Così dovrebbero essere prese in esame le tante fragilità e i percorsi di sofferenza vissuti nel viaggio, spesso infernale, attraverso i Paesi di transito; e ciò non per un atteggiamento genericamente accogliente, ma per il rispetto delle persone e delle loro storie tragiche.  Tante risposte possono venire anche da direttive amministrative adeguate, frutto di conoscenza ed esperienza maturata in questi anni, rinunciando alla ferocia che ci ha già visto protagonisti tra il 2018 e parte del 2019. Rimane il tema legato alla lista dei Paesi sicuri e alle procedure accelerate in frontiera. Sulla prima questione comprendo onestamente l’eventuale difficoltà dei ministri che hanno firmato quel decreto di rinnegare se stessi; un errore che dovremo trovare il modo di gestire nella maniera migliore.
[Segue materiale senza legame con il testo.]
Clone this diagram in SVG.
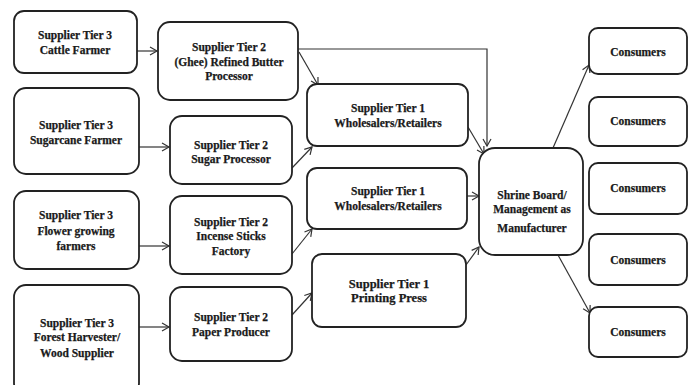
<svg xmlns="http://www.w3.org/2000/svg" width="692" height="385" viewBox="0 0 692 385">
<style>
.box{fill:#fff;stroke:#222;stroke-width:1.8}
.t{font-family:"Liberation Serif","Times New Roman",serif;font-weight:bold;font-size:11.5px;fill:#1a1a1a;stroke:#1a1a1a;stroke-width:0.25;text-anchor:middle}
.big{font-size:12.5px}
.c{fill:none;stroke:#333;stroke-width:1.2}
</style>
<defs>
<marker id="a" markerWidth="10" markerHeight="10" refX="8" refY="5" orient="auto" markerUnits="userSpaceOnUse">
<path d="M1,1 L8,5 L1,9" fill="none" stroke="#333" stroke-width="1.2"/>
</marker>
</defs>
<rect width="692" height="385" fill="#fff"/>
<g id="connectors">
<line class="c" x1="137" y1="51" x2="157" y2="51" marker-end="url(#a)"/>
<line class="c" x1="139" y1="147" x2="169" y2="147" marker-end="url(#a)"/>
<line class="c" x1="139" y1="246" x2="169" y2="246" marker-end="url(#a)"/>
<line class="c" x1="139" y1="327" x2="169" y2="327" marker-end="url(#a)"/>
<polyline class="c" points="298,49 487,49 487,146" marker-end="url(#a)"/>
<line class="c" x1="299" y1="52" x2="318" y2="85" marker-end="url(#a)"/>
<line class="c" x1="292" y1="168" x2="312" y2="147" marker-end="url(#a)"/>
<line class="c" x1="292" y1="254" x2="312" y2="229" marker-end="url(#a)"/>
<line class="c" x1="292" y1="315" x2="312" y2="293" marker-end="url(#a)"/>
<line class="c" x1="468" y1="127" x2="484" y2="154" marker-end="url(#a)"/>
<line class="c" x1="467" y1="196" x2="479" y2="196" marker-end="url(#a)"/>
<line class="c" x1="466" y1="265" x2="479" y2="247" marker-end="url(#a)"/>
<line class="c" x1="553" y1="148" x2="589" y2="65" marker-end="url(#a)"/>
<line class="c" x1="558" y1="255" x2="590" y2="313" marker-end="url(#a)"/>
</g>
<g id="cattle"><rect class="box" x="14" y="11" width="123" height="62" rx="10"/>
<text class="t" x="75" y="39">Supplier Tier 3</text><text class="t" x="75" y="54">Cattle Farmer</text></g>
<g id="ghee"><rect class="box" x="158" y="22" width="140" height="78" rx="12"/>
<text class="t" x="229" y="51">Supplier Tier 2</text><text class="t" x="229" y="66">(Ghee) Refined Butter</text><text class="t" x="229" y="80">Processor</text></g>
<g id="sugarcane"><rect class="box" x="14" y="88" width="125" height="86" rx="12"/>
<text class="t" x="76" y="129">Supplier Tier 3</text><text class="t" x="76" y="144">Sugarcane Farmer</text></g>
<g id="sugar"><rect class="box" x="170" y="116" width="122" height="68" rx="12"/>
<text class="t" x="231" y="149">Supplier Tier 2</text><text class="t" x="231" y="163">Sugar Processor</text></g>
<g id="flower"><rect class="box" x="14" y="191" width="125" height="78" rx="12"/>
<text class="t" x="76" y="219">Supplier Tier 3</text><text class="t" x="76" y="235">Flower growing</text><text class="t" x="76" y="250">farmers</text></g>
<g id="incense"><rect class="box" x="170" y="196" width="122" height="78" rx="12"/>
<text class="t" x="231" y="226">Supplier Tier 2</text><text class="t" x="231" y="240">Incense Sticks</text><text class="t" x="231" y="255">Factory</text></g>
<g id="forest"><rect class="box" x="14" y="285" width="125" height="110" rx="12"/>
<text class="t" x="77" y="327">Supplier Tier 3</text><text class="t" x="77" y="341">Forest Harvester/</text><text class="t" x="77" y="357">Wood Supplier</text></g>
<g id="paper"><rect class="box" x="170" y="287" width="122" height="74" rx="12"/>
<text class="t" x="231" y="321">Supplier Tier 2</text><text class="t" x="231" y="336">Paper Producer</text></g>
<g id="wholesale1"><rect class="box" x="307" y="84" width="161" height="62" rx="10"/>
<text class="t" x="388" y="112">Supplier Tier 1</text><text class="t" x="388" y="127">Wholesalers/Retailers</text></g>
<g id="wholesale2"><rect class="box" x="307" y="168" width="160" height="61" rx="10"/>
<text class="t" x="388" y="195">Supplier Tier 1</text><text class="t" x="388" y="210">Wholesalers/Retailers</text></g>
<g id="printing"><rect class="box" x="312" y="254" width="154" height="73" rx="10"/>
<text class="t big" x="389" y="288">Supplier Tier 1</text><text class="t big" x="389" y="302">Printing Press</text></g>
<g id="shrine"><rect class="box" x="479" y="148" width="104" height="107" rx="16"/>
<text class="t" x="532" y="199">Shrine Board/</text><text class="t" x="532" y="213">Management as</text><text class="t" x="532" y="232">Manufacturer</text></g>
<g id="consumer1"><rect class="box" x="589" y="28" width="98" height="46" rx="9"/><text class="t" x="638" y="56">Consumers</text></g>
<g id="consumer2"><rect class="box" x="589" y="97" width="98" height="49" rx="9"/><text class="t" x="638" y="125">Consumers</text></g>
<g id="consumer3"><rect class="box" x="589" y="163" width="98" height="51" rx="9"/><text class="t" x="638" y="192">Consumers</text></g>
<g id="consumer4"><rect class="box" x="589" y="234" width="98" height="51" rx="9"/><text class="t" x="638" y="264">Consumers</text></g>
<g id="consumer5"><rect class="box" x="589" y="307" width="98" height="50" rx="9"/><text class="t" x="638" y="336">Consumers</text></g>
</svg>
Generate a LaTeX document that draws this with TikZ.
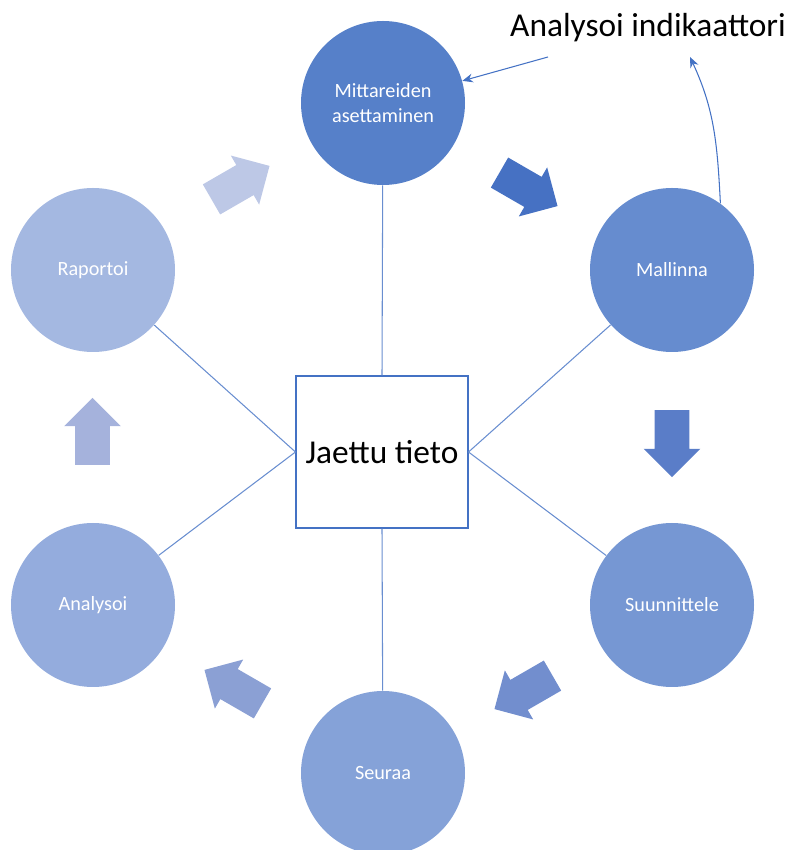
\documentclass[tikz,border=0pt]{standalone}
\usepackage{fontspec}
\setmainfont{Carlito}
\usepackage{xcolor}
\usepackage{tikz}
\usetikzlibrary{arrows.meta,shapes.arrows}
\definecolor{accent}{RGB}{68,114,196}
\definecolor{stageA}{RGB}{86,128,201}
\definecolor{stageB}{RGB}{102,140,207}
\definecolor{stageC}{RGB}{118,151,211}
\definecolor{stageD}{RGB}{133,162,216}
\definecolor{stageE}{RGB}{148,172,221}
\definecolor{stageF}{RGB}{164,184,225}
\definecolor{flowA}{RGB}{70,113,195}
\definecolor{flowB}{RGB}{90,125,200}
\definecolor{flowC}{RGB}{114,142,206}
\definecolor{flowD}{RGB}{139,160,212}
\definecolor{flowE}{RGB}{165,178,220}
\definecolor{flowF}{RGB}{189,200,230}

\begin{document}
\begin{tikzpicture}[>={Stealth[length=6pt,width=5pt]},
  stage/.style={circle, minimum size=3.28cm, inner sep=0pt, text=white,
    font=\fontsize{11.5}{14}\selectfont, align=center},
  flow/.style={single arrow, draw=none, minimum height=1.34cm,
    inner xsep=0pt, inner ysep=0.34cm, single arrow head extend=0.22cm},
  link/.style={draw=accent!80!white, line width=0.6pt},
  pointer/.style={->, draw=accent, line width=0.6pt}]
  \useasboundingbox (0,0) rectangle (15.9,17);

  \node[draw=accent, line width=0.6pt, minimum width=3.44cm, minimum height=3.04cm,
    font=\fontsize{19}{22}\selectfont] (hub) at (7.64,7.96) {Jaettu tieto};

  \node[stage, fill=stageA] (mit) at (7.66,14.94) {Mittareiden\\asettaminen};
  \node[stage, fill=stageB] (mal) at (13.44,11.6) {Mallinna};
  \node[stage, fill=stageC] (suu) at (13.44,4.9) {Suunnittele};
  \node[stage, fill=stageD] (seu) at (7.66,1.54) {Seuraa};
  \node[stage, fill=stageE] (ana) at (1.86,4.9) {Analysoi};
  \node[stage, fill=stageF] (rap) at (1.86,11.6) {Raportoi};

  \draw[link] (hub.north) -- (mit);
  \draw[link] (hub.east) -- (mal);
  \draw[link] (hub.east) -- (suu);
  \draw[link] (hub.south) -- (seu);
  \draw[link] (hub.west) -- (ana);
  \draw[link] (hub.west) -- (rap);

  % block arrows round the cycle
  \node[flow, fill=flowA, rotate=-30] (f1) at (10.42,13.30) {};
  \node[flow, fill=flowB, rotate=-90] (f2) at (13.44,8.30) {};
  \node[flow, fill=flowC, rotate=210] (f3) at (10.62,3.24) {};
  \node[flow, fill=flowD, rotate=150] (f4) at (4.82,3.18) {};
  \node[flow, fill=flowE, rotate=90] (f5) at (1.85,8.20) {};
  \node[flow, fill=flowF, rotate=30] (f6) at (4.66,13.26) {};

  \node[font=\fontsize{19}{22}\selectfont] (ind) at (12.96,16.44) {Analysoi indikaattori};
  \coordinate (p1) at (10.96,15.86);
  \coordinate (p2) at (13.80,15.86);
  \draw[pointer] (p1) -- (mit);
  \draw[pointer] (mal.54) to[out=93,in=-65] (p2);
\end{tikzpicture}
\end{document}
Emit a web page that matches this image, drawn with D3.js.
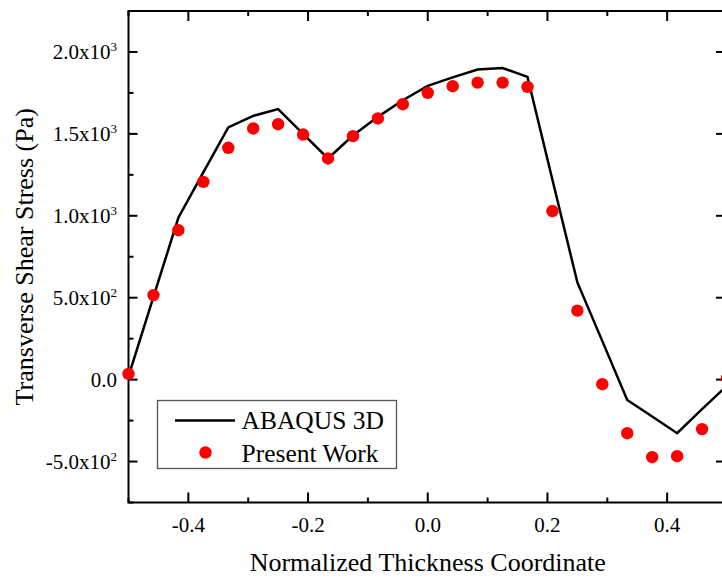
<!DOCTYPE html>
<html>
<head>
<meta charset="utf-8">
<script src="https://cdn.jsdelivr.net/npm/d3@7"></script>
<style>
  body { margin: 0; background: #fff; }
  svg { display: block; font-family: "Liberation Serif", "Times New Roman", serif; }
</style>
</head>
<body>
<svg id="chart" width="722" height="578"></svg>
<script>
// normalized thickness coordinate
let thickness = [-0.5, -0.4583, -0.4167, -0.375, -0.3333, -0.2917, -0.25, -0.2083, -0.1667,
    -0.125, -0.0833, -0.0417, 0.0, 0.0417, 0.0833, 0.125, 0.1667, 0.2083, 0.25,
    0.2917, 0.3333, 0.375, 0.4167, 0.4583, 0.5];

// ABAQUS 3D (line)
let abaqus = [20, 505, 988, 1265, 1539, 1610, 1651, 1500, 1350, 1490, 1604, 1705,
    1793, 1845, 1893, 1902, 1848, 1220, 593, 235, -124, -225, -327, -180, -37];

// Present work (dots)
let present = [35, 516, 912, 1207, 1415, 1533, 1559, 1496, 1350, 1486, 1594, 1681,
    1750, 1791, 1813, 1813, 1787, 1029, 421, -28, -327, -473, -467, -302, 10];

let x_ticks = [-0.4, -0.2, 0.0, 0.2, 0.4];
let x_tick_labels = ["-0.4", "-0.2", "0.0", "0.2", "0.4"];
let x_minor = [-0.5, -0.3, -0.1, 0.1, 0.3, 0.5];
let y_ticks = [-500, 0, 500, 1000, 1500, 2000];
let y_tick_base = ["-5.0x10", "0.0", "5.0x10", "1.0x10", "1.5x10", "2.0x10"];
let y_tick_exp = ["2", "", "2", "3", "3", "3"];
let y_minor = [-750, -250, 250, 750, 1250, 1750, 2250];
let legend_labels = ["ABAQUS 3D", "Present Work"];

function render_chart(svg) {
    let left = 128.5, right = 727, top = 11, bottom = 502.5;

    let x = d3.scaleLinear().domain([-0.5, 0.5]).range([left, right]);
    let y = d3.scaleLinear().domain([-750, 2250]).range([bottom, top]);

    let axes = svg.append("g").attr("class", "axes");

    // frame
    axes.append("rect")
        .attr("x", left).attr("y", top)
        .attr("width", right - left).attr("height", bottom - top)
        .attr("fill", "none").attr("stroke", "#000").attr("stroke-width", 2);

    // x ticks, inward on bottom and top
    let xmaj = axes.selectAll(".xmaj").data(x_ticks).enter();
    xmaj.append("line")
        .attr("x1", d => x(d)).attr("x2", d => x(d))
        .attr("y1", bottom).attr("y2", bottom - 10)
        .attr("stroke", "#000").attr("stroke-width", 2);
    xmaj.append("line")
        .attr("x1", d => x(d)).attr("x2", d => x(d))
        .attr("y1", top).attr("y2", top + 10)
        .attr("stroke", "#000").attr("stroke-width", 2);
    let xmin = axes.selectAll(".xmin").data(x_minor).enter();
    xmin.append("line")
        .attr("x1", d => x(d)).attr("x2", d => x(d))
        .attr("y1", bottom).attr("y2", bottom - 5)
        .attr("stroke", "#000").attr("stroke-width", 2);
    xmin.append("line")
        .attr("x1", d => x(d)).attr("x2", d => x(d))
        .attr("y1", top).attr("y2", top + 5)
        .attr("stroke", "#000").attr("stroke-width", 2);

    axes.selectAll(".xlab").data(x_ticks).enter().append("text")
        .attr("x", d => x(d)).attr("y", 532)
        .attr("text-anchor", "middle")
        .attr("font-size", 21)
        .text((d, i) => x_tick_labels[i]);

    // y ticks, inward on left and right
    let ymaj = axes.selectAll(".ymaj").data(y_ticks).enter();
    ymaj.append("line")
        .attr("x1", left).attr("x2", left + 9)
        .attr("y1", d => y(d)).attr("y2", d => y(d))
        .attr("stroke", "#000").attr("stroke-width", 2);
    ymaj.append("line")
        .attr("x1", right).attr("x2", right - 11)
        .attr("y1", d => y(d)).attr("y2", d => y(d))
        .attr("stroke", "#000").attr("stroke-width", 2);
    let ymin = axes.selectAll(".ymin").data(y_minor).enter();
    ymin.append("line")
        .attr("x1", left).attr("x2", left + 5)
        .attr("y1", d => y(d)).attr("y2", d => y(d))
        .attr("stroke", "#000").attr("stroke-width", 2);
    ymin.append("line")
        .attr("x1", right).attr("x2", right - 5)
        .attr("y1", d => y(d)).attr("y2", d => y(d))
        .attr("stroke", "#000").attr("stroke-width", 2);

    let ylab = axes.selectAll(".ylab").data(y_ticks).enter().append("text")
        .attr("x", 117).attr("y", d => y(d) + 7.5)
        .attr("text-anchor", "end")
        .attr("font-size", 21);
    ylab.append("tspan").text((d, i) => y_tick_base[i]);
    ylab.append("tspan")
        .attr("dy", -8)
        .attr("font-size", 13)
        .text((d, i) => y_tick_exp[i]);

    // axis titles
    svg.append("text")
        .attr("x", (left + right) / 2).attr("y", 571)
        .attr("text-anchor", "middle").attr("font-size", 26)
        .text("Normalized Thickness Coordinate");
    svg.append("text")
        .attr("transform", "translate(33," + ((top + bottom) / 2) + ") rotate(-90)")
        .attr("text-anchor", "middle").attr("font-size", 26)
        .text("Transverse Shear Stress (Pa)");

    // ABAQUS line
    let line = d3.line()
        .x((d, i) => x(thickness[i]))
        .y(d => y(d));
    svg.append("path")
        .datum(abaqus)
        .attr("d", line)
        .attr("fill", "none")
        .attr("stroke", "#000")
        .attr("stroke-width", 2.5)
        .attr("stroke-linejoin", "miter");

    // present work dots
    svg.append("g").selectAll("circle")
        .data(present)
        .enter().append("circle")
        .attr("cx", (d, i) => x(thickness[i]))
        .attr("cy", d => y(d))
        .attr("r", 6.2)
        .attr("fill", "#ff0000");

    // legend
    let lg = svg.append("g");
    lg.append("rect")
        .attr("x", 157.5).attr("y", 400.5)
        .attr("width", 239).attr("height", 68)
        .attr("fill", "#fff").attr("stroke", "#555").attr("stroke-width", 1.3);
    lg.append("line")
        .attr("x1", 175).attr("x2", 235)
        .attr("y1", 420.5).attr("y2", 420.5)
        .attr("stroke", "#000").attr("stroke-width", 2.5);
    lg.append("circle")
        .attr("cx", 205.5).attr("cy", 452.5).attr("r", 6.2)
        .attr("fill", "#ff0000");
    lg.selectAll("text").data(legend_labels).enter().append("text")
        .attr("x", 241.5).attr("y", (d, i) => 429 + i * 33)
        .attr("font-size", 25.5)
        .text(d => d);
}

render_chart(d3.select("#chart"));
</script>
</body>
</html>
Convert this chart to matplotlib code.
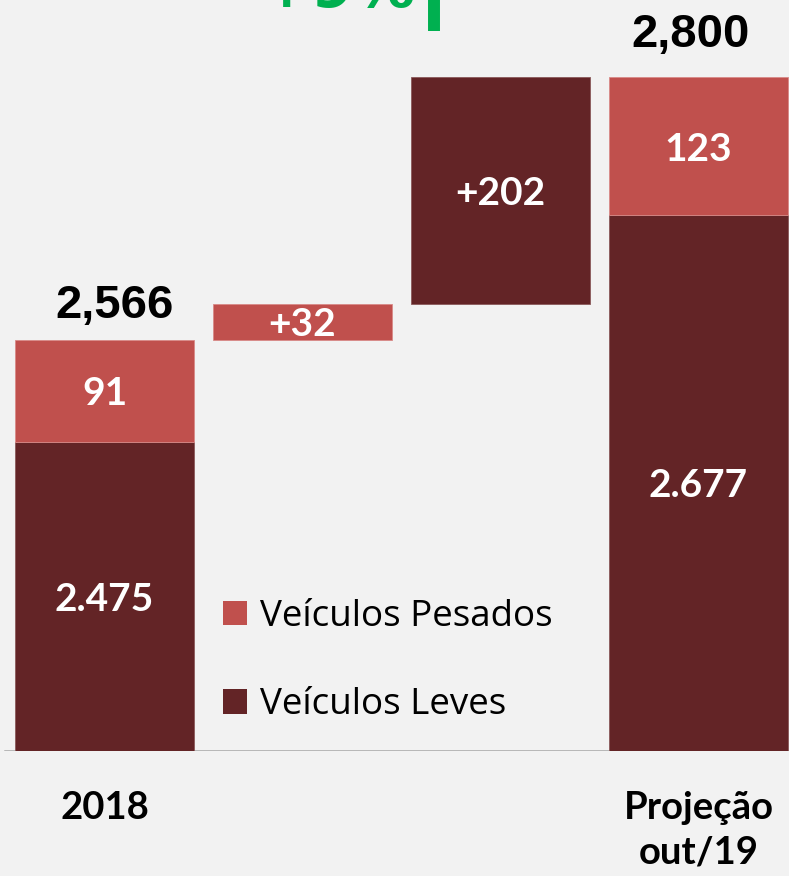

Le procedure accelerate, invece, sono davvero una scelta avventurosa.

Se per un verso si tratta in concreto di una evidente lesione dei diritti, dall’altro non è stata, a mio avviso, considerata abbastanza l’inquietante conseguenza di trattenere nel nostro Paese, soprattutto nelle Regioni del Sud, altissimi numeri di persone la cui espulsione rimane solo un pezzo di carta chiamato “decreto”.  E allora facciamo a meno dell’inutile severità delle regole che guidano i rimpatri volontari assistiti; costruiamo opportunità per chi, deluso da un’aspettativa che non si è realizzata è disponibile a essere reintegrato nel proprio Paese. E allora sì che i numeri dei rimpatri potranno crescere e diventare importanti, assorbendo, almeno in parte, le tante situazioni di sconforto e di sconfitta che tutto questo fenomeno fisiologicamente determina.